Explicitly set all required pipeline options in the minimal example

aaltay · aaltay · commit c6ec8bb5a06f · 2016-03-24T13:46:02.000-07:00
This is to simplify minimal wordcount example for first time users. ----Release Notes---- [] ------------- Created by MOE: https://github.com/google/moe MOE_MIGRATED_REVID=117752280
diff --git a/google/cloud/dataflow/examples/wordcount_minimal.py b/google/cloud/dataflow/examples/wordcount_minimal.py
@@ -12,7 +12,34 @@
 # See the License for the specific language governing permissions and
 # limitations under the License.
 
-"""A minimalist word-counting workflow."""
+"""A minimalist word-counting workflow that counts words in Shakespeare.
+
+This is the first in a series of successively more detailed 'word count'
+examples.
+
+Next, see the wordcount pipeline, then the wordcount_debugging pipeline, for
+more detailed examples that introduce additional concepts.
+
+Concepts:
+
+1. Reading data from text files
+2. Specifying 'inline' transforms
+3. Counting a PCollection
+4. Writing data to Cloud Storage as text files
+
+To execute this pipeline locally, first edit the code to specify the output
+location. Output location could be a local file path or an output prefix
+on GCS. (Only update the output location marked with the first CHANGE comment.)
+
+To execute this pipeline remotely, first edit the code to set your project ID,
+runner type, the staging location, the temp location, and the output location.

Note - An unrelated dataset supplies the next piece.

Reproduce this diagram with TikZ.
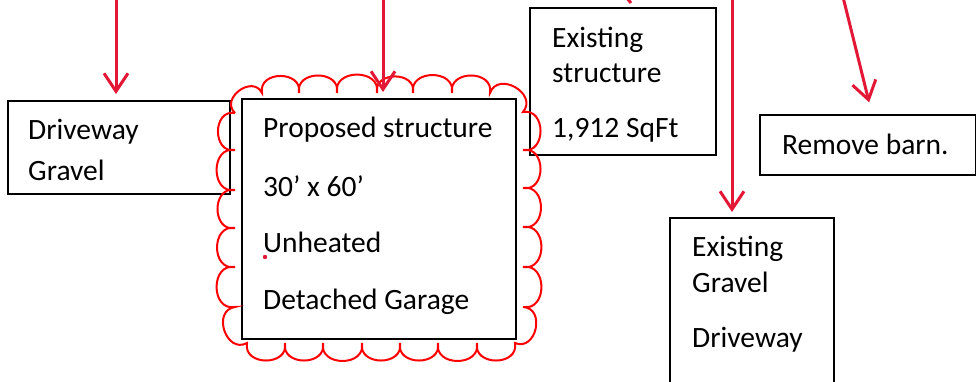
\documentclass[tikz,border=0pt]{standalone}
\usepackage{fontspec}
\setmainfont{Carlito}
\usetikzlibrary{arrows.meta}
\definecolor{arrowred}{RGB}{227,24,55}
\definecolor{cloudred}{RGB}{255,0,0}
\begin{document}
\begin{tikzpicture}[x=1pt,y=1pt,
  box/.style={draw=black, line width=2pt, inner sep=0pt, anchor=north west},
  lbl/.style={anchor=base west, inner sep=0pt, font=\fontsize{29.5}{34}\selectfont},
  pointer/.style={draw=arrowred, line width=3pt,
    -{Straight Barb[length=18pt, width=24pt, line width=3pt]}},
  scallop/.style={draw=cloudred, line width=2pt},
  bump/.style={bend left=100, looseness=1.6}]
\useasboundingbox (0,0) rectangle (976,-381);

% boxes
\node[box, minimum width=222pt, minimum height=93pt]  (drv)  at (7,-100)  {};
\node[box, minimum width=274pt, minimum height=240pt] (prop) at (241,-98) {};
\node[box, minimum width=186pt, minimum height=147pt] (exs)  at (529,-7)  {};
\node[box, minimum width=216pt, minimum height=60pt]  (rb)   at (759,-114) {};
\node[box, minimum width=164pt, minimum height=175pt] (exg)  at (669,-217) {};

% labels
\node[lbl] (drv1) at (28,-139) {Driveway};
\node[lbl] (drv2) at (28,-180) {Gravel};

\node[lbl] (prop1) at (263,-137) {Proposed structure};
\node[lbl] (prop2) at (263,-196) {30’ x 60’};
\node[lbl] (prop3) at (263,-252) {Unheated};
\node[lbl] (prop4) at (263,-309) {Detached Garage};

\node[lbl] (exs1) at (552,-47)  {Existing};
\node[lbl] (exs2) at (552,-82)  {structure};
\node[lbl] (exs3) at (552,-137) {1,912 SqFt};

\node[lbl] (rb1) at (782,-154) {Remove barn.};

\node[lbl] (exg1) at (692,-256) {Existing};
\node[lbl] (exg2) at (692,-292) {Gravel};
\node[lbl] (exg3) at (692,-347) {Driveway};

% revision cloud round the proposed structure
\draw[scallop] (235,-113)
  to[bump] (262,-93) to[bump] (299,-93) to[bump] (337,-93) to[bump] (377,-93)
  to[bump] (413,-93) to[bump] (452,-93) to[bump] (490,-93) to[bump] (523,-112)
  to[bump] (523,-150) to[bump] (523,-188) to[bump] (523,-227) to[bump] (523,-267)
  to[bump] (523,-307) to[bump] (515,-343)
  to[bump] (477,-343) to[bump] (438,-343) to[bump] (400,-343) to[bump] (362,-343)
  to[bump] (323,-343) to[bump] (285,-343) to[bump] (247,-343)
  to[bump] (235,-307) to[bump] (235,-267) to[bump] (235,-228) to[bump] (235,-190)
  to[bump] (235,-150) to[bump] (235,-113);
\fill[arrowred] (265,-257) circle (2.2);

% pointers
\coordinate (a1) at (116,3);
\coordinate (a2) at (383,3);
\coordinate (a3s) at (626,3);
\coordinate (a3e) at (631,-3);
\coordinate (a4) at (732,3);
\coordinate (a5) at (843,3);
\draw[pointer, shorten >=6pt] (a1) -- (a1 |- drv.north);
\draw[pointer, shorten >=6pt] (a2) -- (a2 |- prop.north);
\draw[arrowred, line width=3pt] (a3s) -- (a3e);
\draw[pointer, shorten >=5pt] (a4) -- (a4 |- exg.north);
\draw[pointer, shorten >=12pt] (a5) -- ([xshift=4pt]rb.north);
\end{tikzpicture}
\end{document}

+The specified GCS bucket(s) must already exist. (Update all the places marked
+with a CHANGE comment.)
+
+Then, run the pipeline as described in the README. It will be deployed and run
+using the Google Cloud Dataflow Service. No args are required to run the
+pipeline. You can see the results in your output bucket in the GCS browser.
+"""
 
 from __future__ import absolute_import
 
@@ -33,10 +60,28 @@ def run(argv=None):
                       help='Input file to process.')
   parser.add_argument('--output',
                       dest='output',
-                      required=True,
+                      # CHANGE 1/5: The Google Cloud Storage path is required
+                      # for outputting the results.
+                      default='gs://YOUR_OUTPUT_BUCKET/AND_OUTPUT_PREFIX',
                       help='Output file to write results to.')
   known_args, pipeline_args = parser.parse_known_args(argv)
 
+  pipeline_args.extend([
+      # CHANGE 2/5: (OPTIONAL) Change this to BlockingDataflowPipelineRunner to
+      # run your pipeline on the Google Cloud Dataflow Service.
+      '--runner=DirectPipelineRunner',
+      # CHANGE 3/5: Your project ID is required in order to run your pipeline on
+      # the Google Cloud Dataflow Service.
+      '--project=SET_YOUR_PROJECT_ID_HERE',
+      # CHANGE 4/5: Your Google Cloud Storage path is required for staging local
+      # files.
+      '--staging_location=gs://YOUR_BUCKET_NAME/AND_STAGING_DIRECTORY',
+      # CHANGE 5/5: Your Google Cloud Storage path is required for temporary
+      # files.
+      '--temp_location=gs://YOUR_BUCKET_NAME/AND_TEMP_DIRECTORY',
+      '--job_name=your-wordcount-job',
+  ])
+
   p = df.Pipeline(argv=pipeline_args)
 
   # Read the text file[pattern] into a PCollection.